Victime d’une énième humiliation sexiste, une journaliste en presse locale dénonce les propos d’un élu à son égard. Une prise de parole soutenue par son propre média et qui bouscule les mentalités arriérées dans le milieu politique vis-à-vis des femmes.

Être une femme journaliste en presse locale ou régionale, c’est devoir régulièrement faire face au sexisme de ses interlocuteurs. Dans une lettre ouverte, publiée le 6 décembre, Eva Chibane, journaliste, 24 ans, pour le média indépendant Le Trois, dénonce les propos sexistes de Florian Bouquet, président du conseil départemental du Territoire de Belfort, lors d’une conférence de presse.
« Parce que les femmes, elles aiment l’argent »
Le 26 novembre dernier, une poignée de journalistes issus de médias locaux sont réunis par l’élu dans son bureau, à l’hôtel du Département, pour recueillir son point de vue sur un dossier opposant la collectivité à une structure qui dépendait d’elle. « Dans cet immense bureau, il n’y a que des hommes. Quatre journalistes masculins d’autres médias sont là. Il y a aussi un chargé de communication de la collectivité. Et lui. », se remémore Eva Chibane. Au fil de la réunion, est évoquée la somme allouée à la structure chaque année pour la prise en charge de cinq enfants. Alors qu’elle prend des notes, la journaliste est prise à partie par l’élu qui la tutoie : « Je suis sûr que, toi – t’es la seule dame autour de la table – et je suis sûr que tu as retenu le chiffre de 900 000 euros par an pour cinq enfants ! ». La jeune femme, d’abord décontenancée, laisse échapper un « rire nerveux » et répond « Pourquoi ? ». La réponse de Florian Bouquet : « Parce que les femmes, elles aiment l’argent. »
Sur le moment, la sidération envahit la jeune femme, comme tant de femmes victimes d’agressions sexistes. « Je réécoute l’interpellation dont j’ai fait l’objet, puisque j’ai enregistré la conférence de presse, comme à l’accoutumée. Le tutoiement, d’abord. En trois ans et demi, il n’a jamais été permis, ni utilisé de sa part. Je me reproche, d’abord, de ne pas avoir rétorqué quelque chose d’intelligent, de tranchant ». Après coup, elle réalise : « Tout d’un coup, dans ce bureau, je ne suis plus une journaliste. Je suis une femme, vénale, parce que j’ai osé noter un chiffre qui m’intéressait pour un article. »
PQR : les femmes restent minoritaires sur le terrain
Être la seule femme, Eva Chibane est « habituée à ce style de configuration ». « Dans le nord Franche-Comté, il est habituel d’être la seule femme dans une pièce pour une conférence de presse. Que ce soit pour des rendez-vous avec le milieu politique ou avec le milieu industriel. Cela fait trois ans et demi que je me prête à l’exercice. Parfois, en me sentant un peu mise à l’écart dans des assemblées très masculines, mais j’attribue aussi cela à mon jeune âge – je n’ai pas encore 25 ans. », poursuit-elle.

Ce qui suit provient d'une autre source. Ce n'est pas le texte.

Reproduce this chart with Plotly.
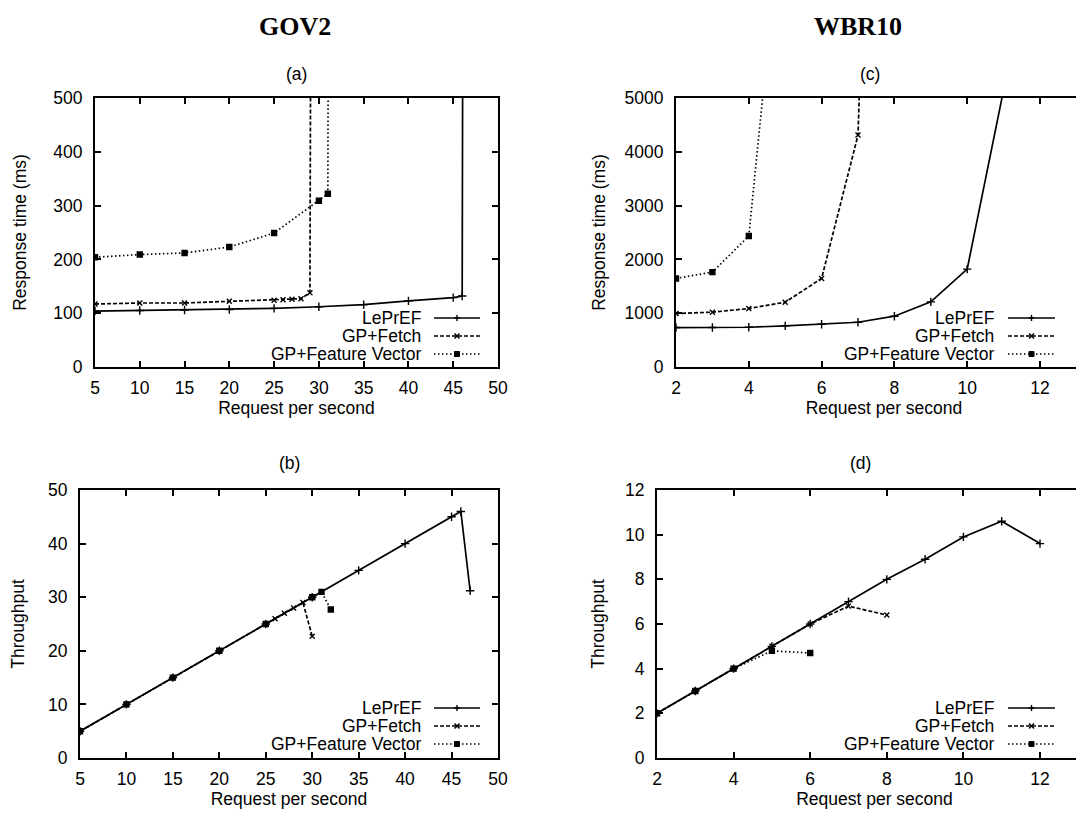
import plotly.graph_objects as go

W, H = 1084, 814

# ---------------- data ----------------
series_names = ["LePrEF", "GP+Fetch", "GP+Feature Vector"]

# GOV2 (panels a, b)
gov2_rps_leprf = [5, 10, 15, 20, 25, 30, 35, 40, 45, 46, 47]
gov2_resp_leprf = [104, 105, 106, 107, 109, 112, 116, 123, 129, 132, 8000]
gov2_thr_leprf = [5, 10, 15, 20, 25, 30, 35, 40, 45, 46, 31.2]

gov2_rps_fetch = [5, 10, 15, 20, 25, 26, 27, 28, 29, 30]
gov2_resp_fetch = [117, 119, 119, 122, 124, 125, 126, 127, 138, 6000]
gov2_thr_fetch = [5, 10, 15, 20, 25, 26, 27, 28, 29, 22.7]

gov2_rps_fv = [5, 10, 15, 20, 25, 30, 31, 32]
gov2_resp_fv = [204, 209, 212, 223, 249, 309, 322, 7000]
gov2_thr_fv = [5, 10, 15, 20, 25, 30, 31, 27.7]

# WBR10 (panels c, d)
wbr_rps_leprf = [2, 3, 4, 5, 6, 7, 8, 9, 10, 11, 12]
wbr_resp_leprf = [733, 733, 739, 764, 795, 832, 944, 1211, 1820, 5150, 12000]
wbr_thr_leprf = [2, 3, 4, 5, 6, 7, 8, 8.9, 9.9, 10.6, 9.6]

wbr_rps_fetch = [2, 3, 4, 5, 6, 7, 8]
wbr_resp_fetch = [994, 1019, 1087, 1205, 1646, 4311, 25000]
wbr_thr_fetch = [2, 3, 4, 5, 6, 6.8, 6.4]

wbr_rps_fv = [2, 3, 4, 5, 6]
wbr_resp_fv = [1646, 1764, 2435, 9200, 15000]
wbr_thr_fv = [2, 3, 4, 4.8, 4.7]

# ---------------- styling ----------------
FONT = "Liberation Sans, Arial, Helvetica, sans-serif"
FS = 17.5
LW = 1.7
styles = {
    "LePrEF": dict(dash="solid", symbol="cross-thin", size=6, mk="plus"),
    "GP+Fetch": dict(dash="4px,2px", symbol="x-thin", size=5, mk="x"),
    "GP+Feature Vector": dict(dash="1.5px,2.5px", symbol="square", size=5, mk="sq"),
}

# panel geometry in pixels (left, right, top, bottom)
geo = {
    "a": (87, 490, 90, 359),
    "b": (72, 490, 482, 750),
    "c": (668, 1084, 90, 359),
    "d": (649, 1084, 482, 750),
}


def px(x):
    return x / W


def py(y):
    return 1 - y / H


fig = go.Figure()

panels = [
    ("a", "x", "y", [(gov2_rps_leprf, gov2_resp_leprf), (gov2_rps_fetch, gov2_resp_fetch), (gov2_rps_fv, gov2_resp_fv)]),
    ("b", "x2", "y2", [(gov2_rps_leprf, gov2_thr_leprf), (gov2_rps_fetch, gov2_thr_fetch), (gov2_rps_fv, gov2_thr_fv)]),
    ("c", "x3", "y3", [(wbr_rps_leprf, wbr_resp_leprf), (wbr_rps_fetch, wbr_resp_fetch), (wbr_rps_fv, wbr_resp_fv)]),
    ("d", "x4", "y4", [(wbr_rps_leprf, wbr_thr_leprf), (wbr_rps_fetch, wbr_thr_fetch), (wbr_rps_fv, wbr_thr_fv)]),
]

for key, xa, ya, data in panels:
    for name, (xs, ys) in zip(series_names, data):
        st = styles[name]
        fig.add_trace(go.Scatter(
            x=xs, y=ys, name=name, xaxis=xa, yaxis=ya, mode="lines+markers",
            line=dict(color="black", width=LW, dash=st["dash"]),
            marker=dict(symbol=st["symbol"], size=st["size"], color="black",
                        line=dict(color="black", width=1.4)),
            showlegend=False,
        ))

common = dict(showline=True, linecolor="black", linewidth=2, ticks="inside",
              ticklen=6, tickwidth=1.5, tickcolor="black", showgrid=False,
              zeroline=False, automargin=False,
              tickfont=dict(family=FONT, size=FS, color="black"))


def xdom(k):
    l, r, t, b = geo[k]
    return [px(l), px(r)]


def ydom(k):
    l, r, t, b = geo[k]
    return [py(b), py(t)]


def ttl(text, standoff):
    return dict(text=text, standoff=standoff, font=dict(family=FONT, size=FS, color="black"))


xtitle = ttl("Request per second", 3)

# WBR10 panels: the right border lies just outside the page
ppu_c = (1032 - 668) / 10
ppu_d = (1032 - 649) / 10
right_end_c = 2 + (1084 - 668) / ppu_c
right_end_d = 2 + (1084 - 649) / ppu_d

fig.update_layout(
    xaxis=dict(domain=xdom("a"), range=[5, 50], dtick=5, tick0=5, anchor="y", mirror="ticks", title=xtitle, ticklabelstandoff=4, **common),
    yaxis=dict(domain=ydom("a"), range=[0, 500], dtick=100, anchor="x", mirror="ticks", ticklabelstandoff=7,
               title=ttl("Response time (ms)", 22), **common),
    xaxis2=dict(domain=xdom("b"), range=[5, 50], dtick=5, tick0=5, anchor="y2", mirror="ticks", title=xtitle, ticklabelstandoff=4, **common),
    yaxis2=dict(domain=ydom("b"), range=[0, 50], dtick=10, anchor="x2", mirror="ticks", ticklabelstandoff=7,
                title=ttl("Throughput", 19), **common),
    xaxis3=dict(domain=xdom("c"), range=[2, right_end_c], dtick=2, tick0=2, anchor="y3", mirror="ticks", title=xtitle, ticklabelstandoff=4, **common),
    yaxis3=dict(domain=ydom("c"), range=[0, 5000], dtick=1000, anchor="x3", mirror=False, ticklabelstandoff=7,
                title=ttl("Response time (ms)", 14), **common),
    xaxis4=dict(domain=xdom("d"), range=[2, right_end_d], dtick=2, tick0=2, anchor="y4", mirror="ticks", title=xtitle, ticklabelstandoff=4, **common),
    yaxis4=dict(domain=ydom("d"), range=[0, 12], dtick=2, anchor="x4", mirror=False, ticklabelstandoff=7,
                title=ttl("Throughput", 16), **common),
)

annotations = []
shapes = []

# dataset titles
serif = dict(family="Liberation Serif, Times New Roman, serif", size=26, color="black")
annotations.append(dict(text="<b>GOV2</b>", x=px(287), y=py(18), xref="paper", yref="paper",
                        showarrow=False, xanchor="center", yanchor="middle", font=serif))
annotations.append(dict(text="<b>WBR10</b>", x=px(850), y=py(18), xref="paper", yref="paper",
                        showarrow=False, xanchor="center", yanchor="middle", font=serif))

# panel labels
labels = [("(a)", 288, 66), ("(b)", 281, 455), ("(c)", 862, 66), ("(d)", 852, 455)]
for t, x, y in labels:
    annotations.append(dict(text=t, x=px(x), y=py(y), xref="paper", yref="paper", showarrow=False,
                            xanchor="center", yanchor="middle", font=dict(family=FONT, size=FS, color="black")))

# gnuplot-style keys: text right-aligned, sample on the right
keys = {
    "a": (415, 426, 472, [310, 328, 346]),
    "c": (988, 1000, 1047, [310, 328, 346]),
    "b": (415, 426, 472, [700, 718, 736]),
    "d": (988, 1000, 1047, [700, 718, 736]),
}
for k, (tr, l0, l1, rows) in keys.items():
    for name, ry in zip(series_names, rows):
        st = styles[name]
        annotations.append(dict(text=name, x=px(tr), y=py(ry), xref="paper", yref="paper", showarrow=False,
                                xanchor="right", yanchor="middle", font=dict(family=FONT, size=FS, color="black")))
        shapes.append(dict(type="line", xref="paper", yref="paper", x0=px(l0), x1=px(l1), y0=py(ry), y1=py(ry),
                           line=dict(color="black", width=LW, dash=st["dash"])))
        mx = (l0 + l1) / 2
        if st["mk"] == "plus":
            shapes.append(dict(type="line", xref="paper", yref="paper", x0=px(mx - 3), x1=px(mx + 3),
                               y0=py(ry), y1=py(ry), line=dict(color="black", width=1.4)))
            shapes.append(dict(type="line", xref="paper", yref="paper", x0=px(mx), x1=px(mx),
                               y0=py(ry - 3), y1=py(ry + 3), line=dict(color="black", width=1.4)))
        elif st["mk"] == "x":
            shapes.append(dict(type="line", xref="paper", yref="paper", x0=px(mx - 2.5), x1=px(mx + 2.5),
                               y0=py(ry - 2.5), y1=py(ry + 2.5), line=dict(color="black", width=1.4)))
            shapes.append(dict(type="line", xref="paper", yref="paper", x0=px(mx - 2.5), x1=px(mx + 2.5),
                               y0=py(ry + 2.5), y1=py(ry - 2.5), line=dict(color="black", width=1.4)))
        else:
            shapes.append(dict(type="rect", xref="paper", yref="paper", x0=px(mx - 2.5), x1=px(mx + 2.5),
                               y0=py(ry + 2.5), y1=py(ry - 2.5), line=dict(color="black", width=1),
                               fillcolor="black"))

fig.update_layout(
    width=W, height=H, margin=dict(l=0, r=0, t=0, b=0),
    paper_bgcolor="white", plot_bgcolor="white", showlegend=False,
    font=dict(family=FONT, size=FS, color="black"),
    annotations=annotations, shapes=shapes,
)

fig.write_html("out.html")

Mais cette fois-ci, c’est l’humiliation sexiste de trop. Dans sa lettre, la journaliste se questionne : « On en entend fréquemment, des petites phrases, dans une journée de journaliste ! On se dit qu’elles sont déplacées, qu’elles n’ont pas leur place dans une conférence de presse. On y pense, souvent, en se disant qu’on pourrait les compiler pour en faire un article de fin d’année, façon sottisier. Et puis, on passe à autre chose, avec toutefois un goût amer qui subsiste. On continue d’exercer notre métier de journaliste, emportés par le rythme d’une actu qui en remplace une autre. Mais en se questionnant tout de même sur notre rôle auprès des lecteurs : faut-il les informer de ces phrases prononcées en aparté par des personnalités publiques ? ». Soutenue par la rédaction du média Le Trois, la journaliste Eva Chibane interpelle les lecteurs, les médias, les politiques : ne plus rien laisser passer.
Suite à l’action de la journaliste et du média Le Trois, Florian Bouquet a adressé un message d’excuses : « Bonsoir Madame Chibane j’ai pris connaissance de votre message. Si je vous ai blessée je vous prie d’accepter mes excuses les plus plates. Bien cordialement. » Or, « le problème n’est pas que j’aie été blessée », insiste la journaliste, citée par France 3 Région, qui a voulu témoigner de cet événement « comme un fait journalistique » car « un élu ne peut plus dire ça ».